> _Set exercise_: Copy out exactly the lines spanning the line with "Write the matplotlib code for this chart." to the line with "ax.tick_params(axis='x', labelsize=22.5, length=0, pad=10)", inclusive, from the data underneath, with no pictures.

> _Rows_:
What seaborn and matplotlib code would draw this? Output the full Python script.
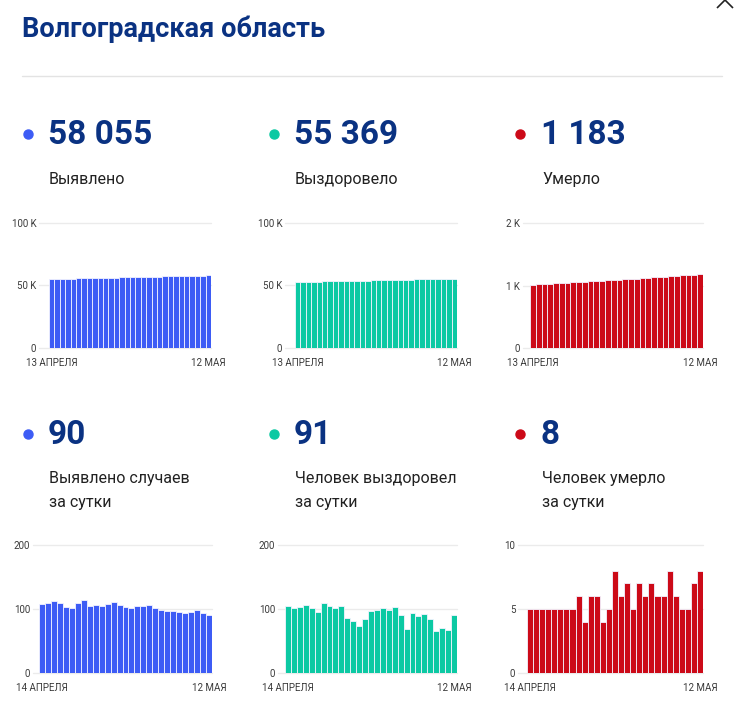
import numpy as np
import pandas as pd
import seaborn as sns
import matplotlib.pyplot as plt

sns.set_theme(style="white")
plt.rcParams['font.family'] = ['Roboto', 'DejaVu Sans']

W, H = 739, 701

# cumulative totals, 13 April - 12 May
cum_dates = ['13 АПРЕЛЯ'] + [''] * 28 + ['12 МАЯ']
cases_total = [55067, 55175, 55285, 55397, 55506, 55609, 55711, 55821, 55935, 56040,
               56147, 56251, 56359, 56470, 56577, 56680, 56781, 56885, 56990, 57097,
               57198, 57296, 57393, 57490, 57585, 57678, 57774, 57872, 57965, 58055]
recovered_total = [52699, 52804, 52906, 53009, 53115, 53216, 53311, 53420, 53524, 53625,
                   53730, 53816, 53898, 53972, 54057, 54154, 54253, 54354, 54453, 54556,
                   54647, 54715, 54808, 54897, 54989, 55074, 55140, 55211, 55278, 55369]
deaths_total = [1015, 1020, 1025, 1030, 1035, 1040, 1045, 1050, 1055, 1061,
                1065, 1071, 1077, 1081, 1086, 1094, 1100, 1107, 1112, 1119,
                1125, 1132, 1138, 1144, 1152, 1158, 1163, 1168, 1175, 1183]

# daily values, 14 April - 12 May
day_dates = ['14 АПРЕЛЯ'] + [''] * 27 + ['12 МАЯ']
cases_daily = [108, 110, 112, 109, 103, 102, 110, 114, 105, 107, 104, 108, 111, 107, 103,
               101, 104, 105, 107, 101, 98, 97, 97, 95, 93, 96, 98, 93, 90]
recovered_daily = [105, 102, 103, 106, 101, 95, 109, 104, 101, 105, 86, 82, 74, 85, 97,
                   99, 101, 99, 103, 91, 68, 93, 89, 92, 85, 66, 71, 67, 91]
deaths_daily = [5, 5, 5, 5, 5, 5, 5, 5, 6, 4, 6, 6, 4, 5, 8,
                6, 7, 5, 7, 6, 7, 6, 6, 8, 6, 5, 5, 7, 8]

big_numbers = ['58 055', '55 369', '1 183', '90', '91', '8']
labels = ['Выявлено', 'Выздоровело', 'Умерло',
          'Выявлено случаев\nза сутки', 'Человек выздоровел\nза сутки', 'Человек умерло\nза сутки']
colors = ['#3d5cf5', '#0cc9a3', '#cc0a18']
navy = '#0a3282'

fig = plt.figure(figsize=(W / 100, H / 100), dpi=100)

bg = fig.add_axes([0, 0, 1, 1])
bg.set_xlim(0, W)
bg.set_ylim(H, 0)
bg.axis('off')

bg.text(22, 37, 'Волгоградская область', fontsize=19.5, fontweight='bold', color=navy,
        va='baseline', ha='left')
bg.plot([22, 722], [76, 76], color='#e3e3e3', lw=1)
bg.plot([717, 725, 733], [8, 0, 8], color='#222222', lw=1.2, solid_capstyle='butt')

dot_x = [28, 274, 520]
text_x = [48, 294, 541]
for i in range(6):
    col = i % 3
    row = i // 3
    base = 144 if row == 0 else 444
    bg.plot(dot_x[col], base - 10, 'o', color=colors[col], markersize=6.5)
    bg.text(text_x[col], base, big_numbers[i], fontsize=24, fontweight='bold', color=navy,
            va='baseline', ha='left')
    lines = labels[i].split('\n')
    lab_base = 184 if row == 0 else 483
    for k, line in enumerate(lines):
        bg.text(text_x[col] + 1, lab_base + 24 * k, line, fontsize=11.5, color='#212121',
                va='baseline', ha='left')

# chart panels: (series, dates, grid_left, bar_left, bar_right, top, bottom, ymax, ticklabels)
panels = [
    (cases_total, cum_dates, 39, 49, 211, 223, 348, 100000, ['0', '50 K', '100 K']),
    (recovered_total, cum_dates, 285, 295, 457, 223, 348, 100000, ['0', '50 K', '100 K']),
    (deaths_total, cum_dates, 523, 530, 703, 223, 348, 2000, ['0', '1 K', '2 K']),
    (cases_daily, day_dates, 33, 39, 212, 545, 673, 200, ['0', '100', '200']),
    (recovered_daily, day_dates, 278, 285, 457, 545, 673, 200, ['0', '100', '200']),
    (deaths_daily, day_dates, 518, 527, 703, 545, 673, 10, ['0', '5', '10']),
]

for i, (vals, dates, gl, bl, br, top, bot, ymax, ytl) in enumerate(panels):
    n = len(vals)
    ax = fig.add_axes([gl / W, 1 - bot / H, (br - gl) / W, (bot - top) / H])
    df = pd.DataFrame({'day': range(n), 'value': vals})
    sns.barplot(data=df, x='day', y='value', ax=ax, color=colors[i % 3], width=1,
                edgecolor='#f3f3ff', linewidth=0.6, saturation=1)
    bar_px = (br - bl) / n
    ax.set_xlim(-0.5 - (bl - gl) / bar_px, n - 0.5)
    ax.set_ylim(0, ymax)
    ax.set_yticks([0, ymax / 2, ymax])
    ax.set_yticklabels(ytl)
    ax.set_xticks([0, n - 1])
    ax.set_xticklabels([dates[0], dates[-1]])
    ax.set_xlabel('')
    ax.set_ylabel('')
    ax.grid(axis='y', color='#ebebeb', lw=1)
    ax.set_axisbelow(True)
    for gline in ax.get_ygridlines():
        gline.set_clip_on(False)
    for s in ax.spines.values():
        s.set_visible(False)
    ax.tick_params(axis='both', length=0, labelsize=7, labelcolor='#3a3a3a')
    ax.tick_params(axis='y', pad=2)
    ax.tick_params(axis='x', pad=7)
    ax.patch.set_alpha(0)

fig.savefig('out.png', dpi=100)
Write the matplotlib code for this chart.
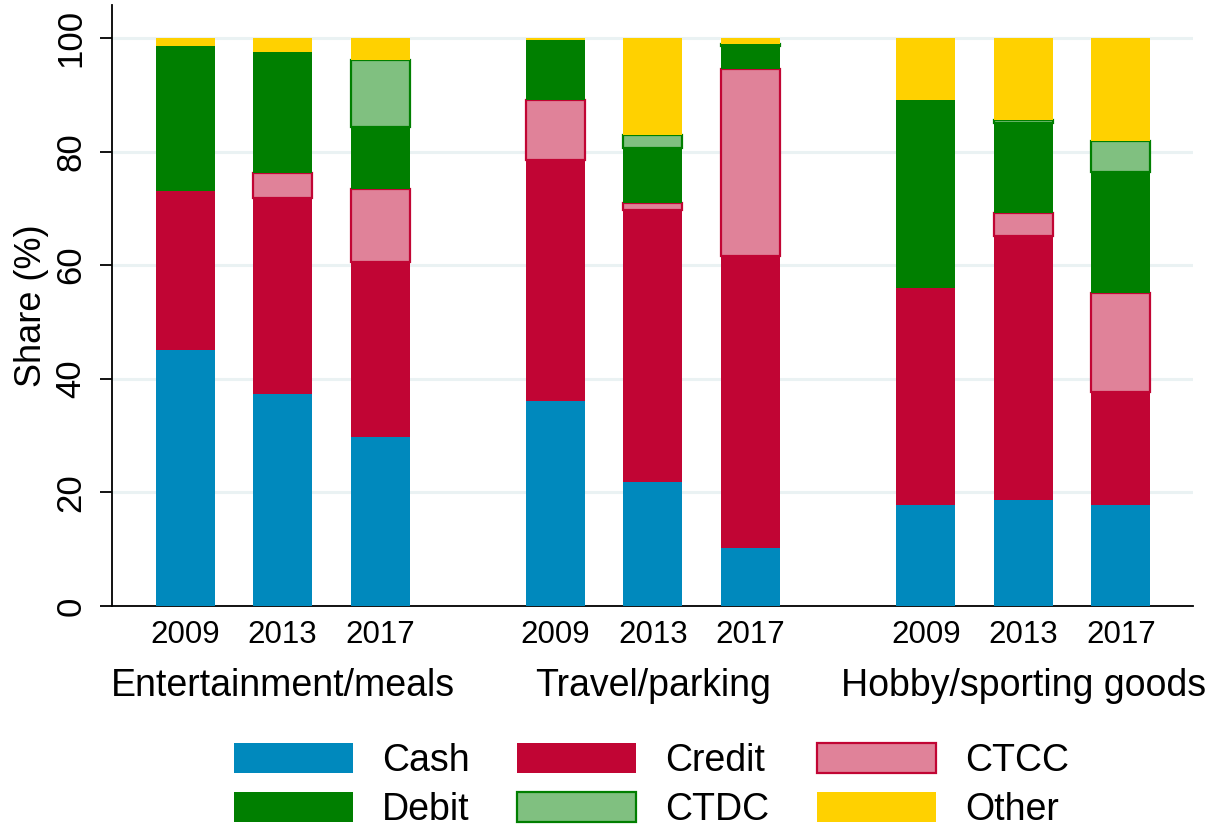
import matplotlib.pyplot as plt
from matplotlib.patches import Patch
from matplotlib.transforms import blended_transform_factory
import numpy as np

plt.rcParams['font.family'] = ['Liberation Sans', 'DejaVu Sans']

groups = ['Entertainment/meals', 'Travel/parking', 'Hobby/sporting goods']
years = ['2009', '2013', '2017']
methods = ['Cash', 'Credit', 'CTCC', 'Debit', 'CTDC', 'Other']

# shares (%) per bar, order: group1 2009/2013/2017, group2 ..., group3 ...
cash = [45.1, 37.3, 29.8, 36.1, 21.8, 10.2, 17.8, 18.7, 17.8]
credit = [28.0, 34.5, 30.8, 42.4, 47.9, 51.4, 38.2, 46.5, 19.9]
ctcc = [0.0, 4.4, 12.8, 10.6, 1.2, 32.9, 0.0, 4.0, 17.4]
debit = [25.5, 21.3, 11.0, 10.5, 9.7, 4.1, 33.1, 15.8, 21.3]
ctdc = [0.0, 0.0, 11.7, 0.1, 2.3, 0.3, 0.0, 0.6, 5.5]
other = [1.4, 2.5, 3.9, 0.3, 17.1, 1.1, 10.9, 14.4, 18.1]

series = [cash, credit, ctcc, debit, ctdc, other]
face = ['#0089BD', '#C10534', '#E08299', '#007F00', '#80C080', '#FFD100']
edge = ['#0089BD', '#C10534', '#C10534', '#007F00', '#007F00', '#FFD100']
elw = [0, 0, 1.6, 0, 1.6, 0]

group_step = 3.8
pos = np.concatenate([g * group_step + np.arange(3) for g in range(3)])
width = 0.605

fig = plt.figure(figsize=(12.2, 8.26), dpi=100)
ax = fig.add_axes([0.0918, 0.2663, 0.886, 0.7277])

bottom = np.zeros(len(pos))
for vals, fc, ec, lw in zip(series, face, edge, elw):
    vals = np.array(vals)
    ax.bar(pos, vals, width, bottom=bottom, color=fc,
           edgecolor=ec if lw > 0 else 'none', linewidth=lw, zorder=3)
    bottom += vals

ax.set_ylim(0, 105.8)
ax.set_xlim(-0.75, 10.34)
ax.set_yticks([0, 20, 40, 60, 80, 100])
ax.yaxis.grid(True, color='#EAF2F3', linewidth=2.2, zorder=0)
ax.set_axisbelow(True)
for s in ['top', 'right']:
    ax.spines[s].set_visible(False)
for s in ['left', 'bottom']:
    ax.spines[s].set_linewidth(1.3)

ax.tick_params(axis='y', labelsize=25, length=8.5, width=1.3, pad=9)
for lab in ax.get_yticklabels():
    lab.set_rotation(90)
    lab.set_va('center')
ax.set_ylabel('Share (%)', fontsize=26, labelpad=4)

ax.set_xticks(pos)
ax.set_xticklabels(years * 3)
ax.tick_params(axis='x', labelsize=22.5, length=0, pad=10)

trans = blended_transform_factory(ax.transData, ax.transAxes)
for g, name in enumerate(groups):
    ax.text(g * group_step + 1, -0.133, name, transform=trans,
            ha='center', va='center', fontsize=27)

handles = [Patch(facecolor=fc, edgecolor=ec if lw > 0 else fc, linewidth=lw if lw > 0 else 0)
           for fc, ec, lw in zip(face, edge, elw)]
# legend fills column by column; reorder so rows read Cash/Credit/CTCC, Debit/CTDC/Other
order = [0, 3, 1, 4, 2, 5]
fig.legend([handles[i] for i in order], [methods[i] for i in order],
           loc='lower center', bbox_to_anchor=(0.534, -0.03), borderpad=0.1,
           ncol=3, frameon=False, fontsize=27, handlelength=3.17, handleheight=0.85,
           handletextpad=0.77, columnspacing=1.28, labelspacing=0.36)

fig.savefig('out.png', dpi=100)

> _Final result_:
Write the matplotlib code for this chart.
import matplotlib.pyplot as plt
from matplotlib.patches import Patch
from matplotlib.transforms import blended_transform_factory
import numpy as np

plt.rcParams['font.family'] = ['Liberation Sans', 'DejaVu Sans']

groups = ['Entertainment/meals', 'Travel/parking', 'Hobby/sporting goods']
years = ['2009', '2013', '2017']
methods = ['Cash', 'Credit', 'CTCC', 'Debit', 'CTDC', 'Other']

# shares (%) per bar, order: group1 2009/2013/2017, group2 ..., group3 ...
cash = [45.1, 37.3, 29.8, 36.1, 21.8, 10.2, 17.8, 18.7, 17.8]
credit = [28.0, 34.5, 30.8, 42.4, 47.9, 51.4, 38.2, 46.5, 19.9]
ctcc = [0.0, 4.4, 12.8, 10.6, 1.2, 32.9, 0.0, 4.0, 17.4]
debit = [25.5, 21.3, 11.0, 10.5, 9.7, 4.1, 33.1, 15.8, 21.3]
ctdc = [0.0, 0.0, 11.7, 0.1, 2.3, 0.3, 0.0, 0.6, 5.5]
other = [1.4, 2.5, 3.9, 0.3, 17.1, 1.1, 10.9, 14.4, 18.1]

series = [cash, credit, ctcc, debit, ctdc, other]
face = ['#0089BD', '#C10534', '#E08299', '#007F00', '#80C080', '#FFD100']
edge = ['#0089BD', '#C10534', '#C10534', '#007F00', '#007F00', '#FFD100']
elw = [0, 0, 1.6, 0, 1.6, 0]

group_step = 3.8
pos = np.concatenate([g * group_step + np.arange(3) for g in range(3)])
width = 0.605

fig = plt.figure(figsize=(12.2, 8.26), dpi=100)
ax = fig.add_axes([0.0918, 0.2663, 0.886, 0.7277])

bottom = np.zeros(len(pos))
for vals, fc, ec, lw in zip(series, face, edge, elw):
    vals = np.array(vals)
    ax.bar(pos, vals, width, bottom=bottom, color=fc,
           edgecolor=ec if lw > 0 else 'none', linewidth=lw, zorder=3)
    bottom += vals

ax.set_ylim(0, 105.8)
ax.set_xlim(-0.75, 10.34)
ax.set_yticks([0, 20, 40, 60, 80, 100])
ax.yaxis.grid(True, color='#EAF2F3', linewidth=2.2, zorder=0)
ax.set_axisbelow(True)
for s in ['top', 'right']:
    ax.spines[s].set_visible(False)
for s in ['left', 'bottom']:
    ax.spines[s].set_linewidth(1.3)

ax.tick_params(axis='y', labelsize=25, length=8.5, width=1.3, pad=9)
for lab in ax.get_yticklabels():
    lab.set_rotation(90)
    lab.set_va('center')
ax.set_ylabel('Share (%)', fontsize=26, labelpad=4)

ax.set_xticks(pos)
ax.set_xticklabels(years * 3)
ax.tick_params(axis='x', labelsize=22.5, length=0, pad=10)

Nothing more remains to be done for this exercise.